Read the material below and count the lines holding the string "this". Give that count with nothing added.

**********

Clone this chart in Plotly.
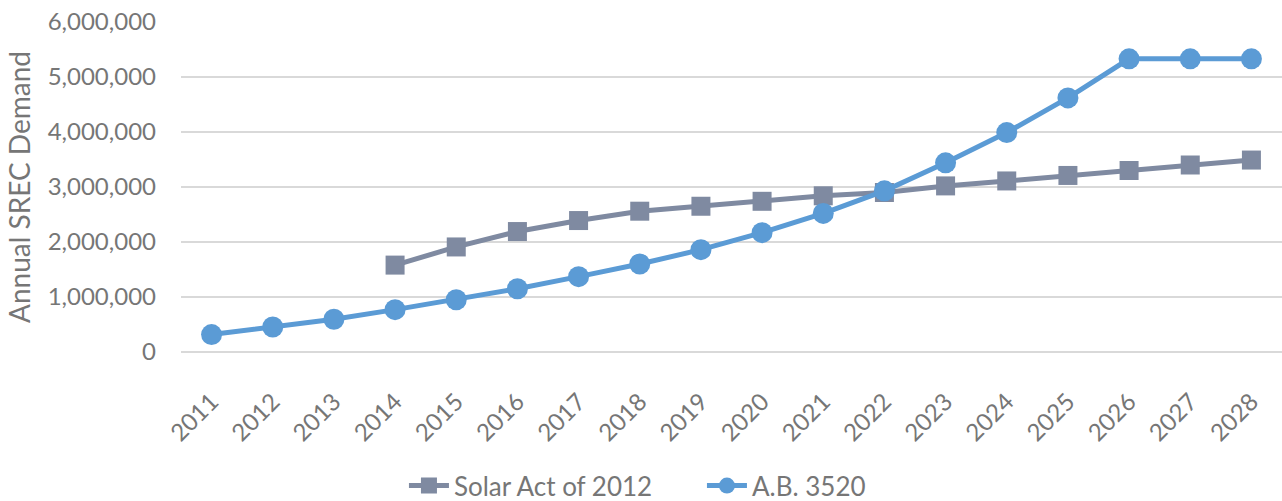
import plotly.graph_objects as go

years = [str(y) for y in range(2011, 2029)]
solar_act = [None, None, None, 1580000, 1910000, 2190000, 2390000, 2560000, 2650000,
             2740000, 2840000, 2900000, 3020000, 3110000, 3210000, 3300000, 3400000, 3490000]
ab3520 = [317000, 455000, 596000, 770000, 950000, 1150000, 1370000, 1600000, 1860000,
          2170000, 2520000, 2930000, 3440000, 3990000, 4620000, 5330000, 5330000, 5330000]
y_ticks = [0, 1000000, 2000000, 3000000, 4000000, 5000000, 6000000]

FONT = "Lato"
GRAY = "#767676"

fig = go.Figure()
fig.add_trace(go.Scatter(
    x=years, y=solar_act, name="Solar Act of 2012", mode="lines+markers",
    line=dict(color="#7F8AA1", width=5),
    marker=dict(symbol="square", size=19, color="#7F8AA1"),
    connectgaps=False,
))
fig.add_trace(go.Scatter(
    x=years, y=ab3520, name="A.B. 3520", mode="lines+markers",
    line=dict(color="#5B9BD5", width=5),
    marker=dict(symbol="circle", size=21, color="#5B9BD5"),
))

fig.update_layout(
    width=1282, height=501,
    margin=dict(l=181, r=0, t=22, b=149, autoexpand=False),
    paper_bgcolor="white", plot_bgcolor="white",
    font=dict(family=FONT, color=GRAY, size=24),
    showlegend=True,
    legend=dict(orientation="h", x=0.2025, xanchor="left", y=-0.405, yanchor="middle",
                font=dict(size=26, color=GRAY), traceorder="normal", itemwidth=40,
                entrywidth=243, entrywidthmode="pixels"),
    xaxis=dict(
        type="category", range=[-0.5, 17.5], tickangle=-45, automargin=False,
        showgrid=False, showline=False, ticks="", ticklabelstandoff=30,
        tickfont=dict(size=24, color=GRAY, family=FONT),
    ),
    yaxis=dict(
        range=[0, 6000000], tickvals=y_ticks, tickformat=",d", automargin=False,
        showgrid=True, gridcolor="#D9D9D9", gridwidth=1.5,
        zeroline=True, zerolinecolor="#D9D9D9", zerolinewidth=1.5,
        showline=False, ticks="", ticklabelstandoff=24,
        tickfont=dict(size=24, color=GRAY, family=FONT),
        title=dict(text="Annual SREC Demand", font=dict(size=28, color=GRAY, family=FONT), standoff=8),
    ),
)

fig.write_html("out.html", config={"displayModeBar": False},
               post_script="document.body.style.margin='0';")
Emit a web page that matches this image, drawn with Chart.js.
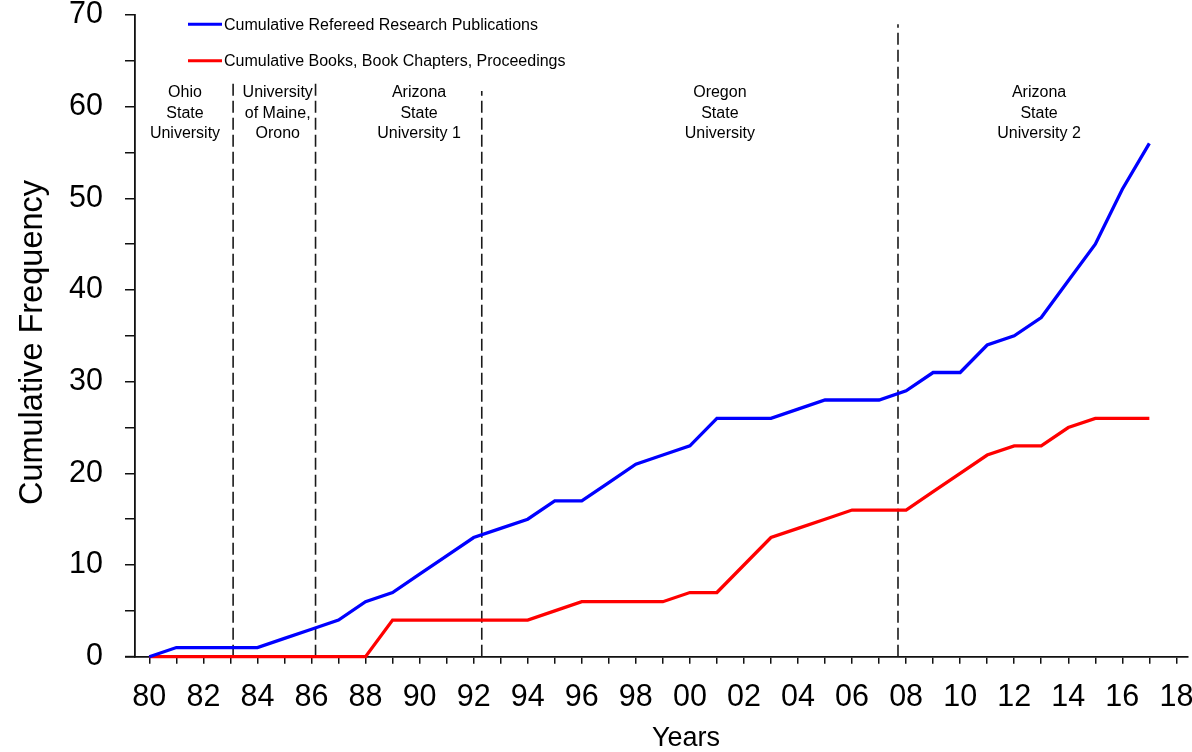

**********

_TASK OUTPUT:_ 2